Karen Ristevski’s life was worth six years.
That’s how long her husband, 55-year-old Borce Ristevski, will spend in jail for taking it. A maximum sentence of nine years, a minimum of six, for manslaughter.
With time already served, he’ll be out in less than five.
That’s 2,190 days, for killing his wife, burying her in the bush, lying to family, friends, his own daughter, until the evidence left him stuck.
For pleading with the public for information only he could have possibly known, and carrying her coffin at a funeral he was responsible for.
For letting police work tirelessly – searching rivers, draining dams and scouring farmland metre by metre – looking for a person whose whereabouts he knew.
For letting her body be discovered eight months later, by two horticulturists who noticed a smell, before seeing a skull.
For leaving everyone who loved Karen with no definitive answers as to what actually happened, even when he pleaded guilty. For giving them no account of how she spent her final moments, when he is the only one who knows.
The day before Borce Ristevski received his sentence, 24-year-old Joseph Esmaili became the first to receive a minimum of 10 years in prison for a fatal coward punch.
In May 2017, surgeon Patrick Pritzwald-Stegmann asked a group of people to stop smoking outside the hospital entrance.
A loud, aggressive argument broke out, and according to Justice Elizabeth Hollingworth as she addressed Esmaili in court, “you pulled your right hand out from behind your back, and punched him with a clenched first to the head”.

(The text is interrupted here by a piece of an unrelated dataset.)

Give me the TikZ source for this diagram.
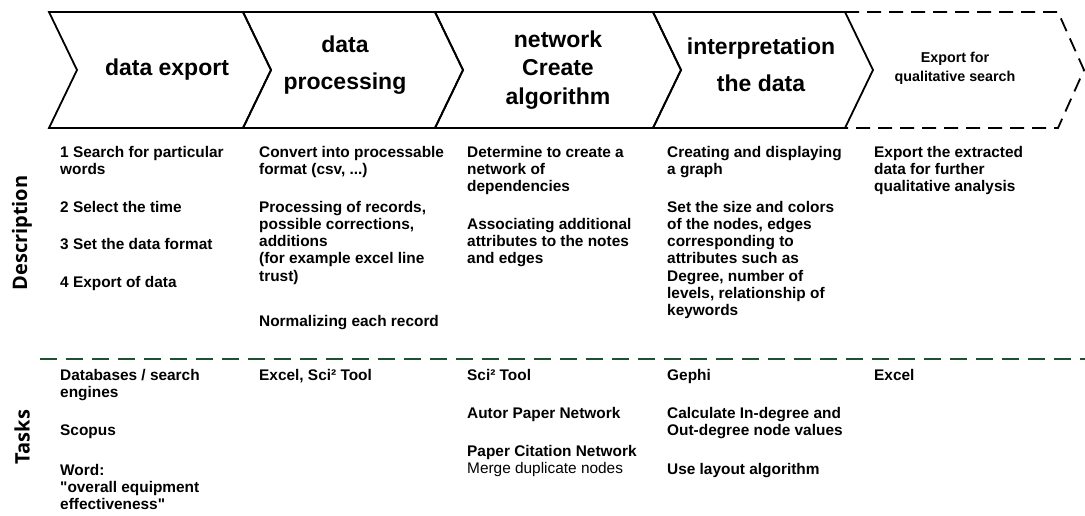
\documentclass[tikz,border=0pt]{standalone}
\usepackage{fontspec}
\setmainfont{Liberation Sans}[Ligatures=TeXOff]
\newfontfamily\sidefont{Open Sans}
\definecolor{sepgreen}{RGB}{30, 80, 50}
\usetikzlibrary{calc}
\tikzset{
    chevline/.style={line width=1.8pt, line join=miter},
    headtext/.style={align=center, inner sep=0pt,
        font=\bfseries\fontsize{23}{37}\selectfont},
    desc/.style={anchor=north west, align=left, inner sep=0pt,
        font=\bfseries\fontsize{15.4}{17.2}\selectfont},
    sidelabel/.style={rotate=90, font=\sidefont\bfseries\fontsize{20}{22}\selectfont},
    sepline/.style={sepgreen, line width=2pt, dash pattern=on 17pt off 9pt},
}

\begin{document}
\begin{tikzpicture}[x=1pt, y=-1pt]
        \useasboundingbox (0, 0) rectangle (1085, 515);

        % process chevrons
        \foreach \a/\b in {49/243, 243/435, 435/653, 653/845}
            \draw[chevline] (\a, 12) -- (\b, 12) -- (\b+28, 70) -- (\b, 128)
                -- (\a, 128) -- (\a+28, 70) -- cycle;
        \draw[chevline, dash pattern=on 14pt off 8pt] (845, 12) -- (1058, 12)
            -- (1084, 70) -- (1058, 128) -- (845, 128);

        \node[headtext] (export) at (167, 70) {data export};
        \node[headtext] (processing) at (345, 65) {data\\processing};
        \node[headtext, font=\bfseries\fontsize{23}{28.5}\selectfont]
            (network) at (558, 70) {network\\Create\\algorithm};
        \node[headtext] (interpret) at (761, 65) {interpretation\\the data};
        \node[headtext, font=\bfseries\fontsize{14.3}{19}\selectfont]
            (qualitative) at (955, 68) {Export for\\qualitative search};

        \node[sidelabel] (description) at (22, 233) {Description};
        \node[sidelabel] (tasks) at (22, 437) {Tasks};

        \coordinate (sepL) at (40, 359);
        \coordinate (sepR) at (1085, 359);
        \draw[sepline] (sepL) -- (sepR);

        \begin{scope}[every node/.style={desc}]
            % description
            \node (d11) at (60, 146) {1 Search for particular\\words};
            \node (d12) at (60, 201) {2 Select the time};
            \node (d13) at (60, 238) {3 Set the data format};
            \node (d14) at (60, 276) {4 Export of data};
            \node (d21) at (259, 146) {Convert into processable\\format (csv, ...)};
            \node (d22) at (259, 201) {Processing of records,\\possible corrections,\\
                additions\\(for example excel line\\trust)};
            \node (d23) at (259, 315) {Normalizing each record};
            \node (d31) at (467, 146) {Determine to create a\\network of\\dependencies};
            \node (d32) at (467, 218) {Associating additional\\attributes to the notes\\
                and edges};
            \node (d41) at (667, 146) {Creating and displaying\\a graph};
            \node (d42) at (667, 201) {Set the size and colors\\of the nodes, edges\\
                corresponding to\\attributes such as\\Degree, number of\\
                levels, relationship of\\keywords};
            \node (d51) at (874, 146) {Export the extracted\\data for further\\
                qualitative analysis};

            % tasks
            \node (t11) at (60, 369) {Databases / search\\engines};
            \node (t12) at (60, 425) {Scopus};
            \node (t13) at (60, 464) {Word:\\"overall equipment\\effectiveness"};
            \node (t21) at (259, 369) {Excel, Sci² Tool};
            \node (t31) at (467, 369) {Sci² Tool};
            \node (t32) at (467, 407) {Autor Paper Network};
            \node (t33) at (467, 445) {Paper Citation Network\\
                {\mdseries Merge duplicate nodes}};
            \node (t41) at (667, 369) {Gephi};
            \node (t42) at (667, 407) {Calculate In-degree and\\Out-degree node values};
            \node (t43) at (667, 463) {Use layout algorithm};
            \node (t51) at (874, 369) {Excel};
        \end{scope}
    \end{tikzpicture}
\end{document}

Pritzwald-Stegmann suffered catastrophic brain injuries, and his life support was switched off a month later. He had a wife, Christine, and five-year-old twin daughters.
Joseph Esmaili is guilty of manslaughter, and will spend at least ten years in prison for it.
If the lives of innocent victims were measured in prison terms, this week, it seems, a man’s is worth four years more than a woman’s.